> _DATA PROVIDED_:
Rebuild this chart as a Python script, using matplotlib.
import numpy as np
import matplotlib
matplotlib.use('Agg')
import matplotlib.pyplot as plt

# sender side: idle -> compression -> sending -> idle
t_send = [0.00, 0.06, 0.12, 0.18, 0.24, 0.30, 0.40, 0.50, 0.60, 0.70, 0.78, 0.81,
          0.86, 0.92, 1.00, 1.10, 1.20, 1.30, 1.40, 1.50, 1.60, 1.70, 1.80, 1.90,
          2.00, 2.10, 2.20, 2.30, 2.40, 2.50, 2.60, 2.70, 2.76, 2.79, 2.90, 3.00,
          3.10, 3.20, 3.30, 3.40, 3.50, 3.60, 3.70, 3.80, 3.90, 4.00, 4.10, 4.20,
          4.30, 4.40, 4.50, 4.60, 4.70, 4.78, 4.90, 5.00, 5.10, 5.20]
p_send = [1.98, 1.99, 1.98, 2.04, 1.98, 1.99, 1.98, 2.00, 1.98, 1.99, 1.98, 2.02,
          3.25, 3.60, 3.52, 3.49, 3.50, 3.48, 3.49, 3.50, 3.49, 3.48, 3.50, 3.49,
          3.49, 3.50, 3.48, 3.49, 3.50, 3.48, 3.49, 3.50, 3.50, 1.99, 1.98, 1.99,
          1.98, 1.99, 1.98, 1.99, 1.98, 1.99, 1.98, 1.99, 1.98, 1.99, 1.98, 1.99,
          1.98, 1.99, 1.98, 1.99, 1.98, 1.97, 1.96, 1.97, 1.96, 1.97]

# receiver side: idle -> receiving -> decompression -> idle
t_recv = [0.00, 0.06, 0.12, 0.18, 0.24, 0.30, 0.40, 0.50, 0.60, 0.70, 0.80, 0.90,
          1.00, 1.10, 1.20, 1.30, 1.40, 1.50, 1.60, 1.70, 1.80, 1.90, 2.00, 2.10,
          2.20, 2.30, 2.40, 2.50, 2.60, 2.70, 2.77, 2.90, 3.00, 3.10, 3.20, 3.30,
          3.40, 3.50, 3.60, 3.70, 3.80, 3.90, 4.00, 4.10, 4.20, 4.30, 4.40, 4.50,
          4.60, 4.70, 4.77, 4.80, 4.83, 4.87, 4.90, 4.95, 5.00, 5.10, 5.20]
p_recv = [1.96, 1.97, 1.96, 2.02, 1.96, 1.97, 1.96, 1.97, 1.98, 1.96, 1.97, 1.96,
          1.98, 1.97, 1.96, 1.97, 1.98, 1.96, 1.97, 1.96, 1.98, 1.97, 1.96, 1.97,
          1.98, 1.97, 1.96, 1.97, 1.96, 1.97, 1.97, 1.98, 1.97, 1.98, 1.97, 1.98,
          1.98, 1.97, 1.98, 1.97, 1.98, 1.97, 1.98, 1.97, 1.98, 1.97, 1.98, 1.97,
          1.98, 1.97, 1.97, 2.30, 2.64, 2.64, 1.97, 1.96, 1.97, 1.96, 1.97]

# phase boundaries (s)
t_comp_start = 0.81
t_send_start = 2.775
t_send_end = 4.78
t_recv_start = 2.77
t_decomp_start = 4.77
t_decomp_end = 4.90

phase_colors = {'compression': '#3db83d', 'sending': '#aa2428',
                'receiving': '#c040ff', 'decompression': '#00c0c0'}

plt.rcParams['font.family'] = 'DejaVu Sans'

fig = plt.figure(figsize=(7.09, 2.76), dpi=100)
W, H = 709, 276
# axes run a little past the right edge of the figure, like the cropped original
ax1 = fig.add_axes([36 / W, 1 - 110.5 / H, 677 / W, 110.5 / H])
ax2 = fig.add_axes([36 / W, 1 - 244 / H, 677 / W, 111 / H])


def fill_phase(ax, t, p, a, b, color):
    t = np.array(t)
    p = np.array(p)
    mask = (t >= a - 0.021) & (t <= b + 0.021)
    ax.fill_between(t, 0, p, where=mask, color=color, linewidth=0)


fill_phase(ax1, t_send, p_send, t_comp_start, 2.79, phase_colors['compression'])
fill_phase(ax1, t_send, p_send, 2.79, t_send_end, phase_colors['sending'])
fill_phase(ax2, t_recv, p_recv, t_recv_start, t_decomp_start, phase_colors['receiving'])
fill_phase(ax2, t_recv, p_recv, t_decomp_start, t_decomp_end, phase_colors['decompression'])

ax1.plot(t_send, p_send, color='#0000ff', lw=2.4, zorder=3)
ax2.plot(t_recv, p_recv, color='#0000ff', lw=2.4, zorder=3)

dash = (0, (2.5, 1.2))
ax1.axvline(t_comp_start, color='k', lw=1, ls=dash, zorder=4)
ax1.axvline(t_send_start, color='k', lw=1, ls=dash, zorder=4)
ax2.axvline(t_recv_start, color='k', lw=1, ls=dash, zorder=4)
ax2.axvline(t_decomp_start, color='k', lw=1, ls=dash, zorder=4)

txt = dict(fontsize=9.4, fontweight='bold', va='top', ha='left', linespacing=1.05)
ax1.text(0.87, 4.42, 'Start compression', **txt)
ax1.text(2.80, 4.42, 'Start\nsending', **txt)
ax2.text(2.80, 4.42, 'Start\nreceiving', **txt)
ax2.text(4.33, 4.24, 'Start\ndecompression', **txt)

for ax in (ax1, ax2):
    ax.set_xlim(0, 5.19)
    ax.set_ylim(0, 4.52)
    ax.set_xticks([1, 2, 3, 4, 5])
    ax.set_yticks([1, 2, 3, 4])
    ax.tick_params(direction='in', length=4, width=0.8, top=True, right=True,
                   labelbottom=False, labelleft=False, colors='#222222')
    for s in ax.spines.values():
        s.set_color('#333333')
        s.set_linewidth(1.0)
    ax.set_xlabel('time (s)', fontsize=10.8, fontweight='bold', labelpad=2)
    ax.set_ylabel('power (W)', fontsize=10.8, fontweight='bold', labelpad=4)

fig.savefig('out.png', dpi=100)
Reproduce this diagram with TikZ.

--

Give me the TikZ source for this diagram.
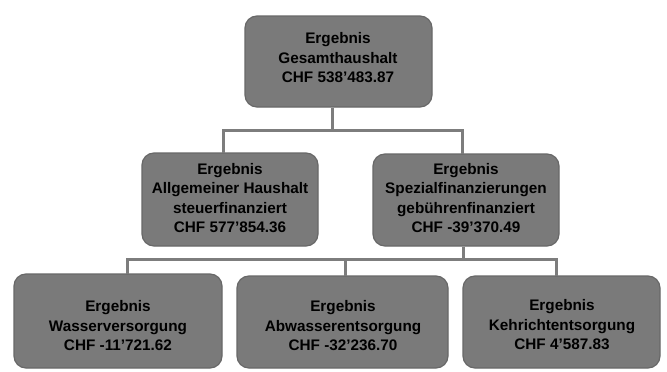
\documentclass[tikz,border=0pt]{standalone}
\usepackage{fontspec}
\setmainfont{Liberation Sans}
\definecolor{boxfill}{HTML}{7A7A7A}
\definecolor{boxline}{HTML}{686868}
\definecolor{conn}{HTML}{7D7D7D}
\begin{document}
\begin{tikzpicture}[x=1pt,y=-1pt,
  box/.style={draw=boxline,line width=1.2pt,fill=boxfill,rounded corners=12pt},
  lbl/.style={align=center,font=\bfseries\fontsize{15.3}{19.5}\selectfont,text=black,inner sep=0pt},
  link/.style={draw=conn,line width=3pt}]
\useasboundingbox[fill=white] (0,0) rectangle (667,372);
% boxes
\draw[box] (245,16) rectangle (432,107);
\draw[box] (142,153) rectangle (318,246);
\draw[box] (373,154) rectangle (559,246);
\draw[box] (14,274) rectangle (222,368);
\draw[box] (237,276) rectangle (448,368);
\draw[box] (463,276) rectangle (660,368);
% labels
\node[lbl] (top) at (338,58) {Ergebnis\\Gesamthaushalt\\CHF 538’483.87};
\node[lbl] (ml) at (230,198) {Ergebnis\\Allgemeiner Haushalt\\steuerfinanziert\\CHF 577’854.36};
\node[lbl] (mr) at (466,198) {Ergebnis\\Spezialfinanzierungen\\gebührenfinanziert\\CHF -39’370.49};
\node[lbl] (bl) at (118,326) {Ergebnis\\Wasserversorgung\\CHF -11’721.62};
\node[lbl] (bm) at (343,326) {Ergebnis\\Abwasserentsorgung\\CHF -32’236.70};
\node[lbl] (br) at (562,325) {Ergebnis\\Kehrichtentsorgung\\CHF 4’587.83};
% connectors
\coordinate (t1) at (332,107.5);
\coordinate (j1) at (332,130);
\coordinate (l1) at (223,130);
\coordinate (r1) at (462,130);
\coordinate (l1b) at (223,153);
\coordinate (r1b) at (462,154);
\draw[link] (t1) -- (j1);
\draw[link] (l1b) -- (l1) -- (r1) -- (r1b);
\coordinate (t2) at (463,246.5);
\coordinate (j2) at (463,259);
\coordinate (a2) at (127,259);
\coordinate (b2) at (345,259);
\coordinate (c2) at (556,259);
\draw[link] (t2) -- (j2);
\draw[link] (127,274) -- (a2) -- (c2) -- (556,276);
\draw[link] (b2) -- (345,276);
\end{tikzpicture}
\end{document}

> _WORK REQUIRED_: Return only the stretch of the material above from the line holding "Rebuild this chart" through the line holding "import matplotlib.pyplot as plt", copied exactly.

> _REPLY TO THE EXERCISE_:
Rebuild this chart as a Python script, using matplotlib.
import numpy as np
import matplotlib
matplotlib.use('Agg')
import matplotlib.pyplot as plt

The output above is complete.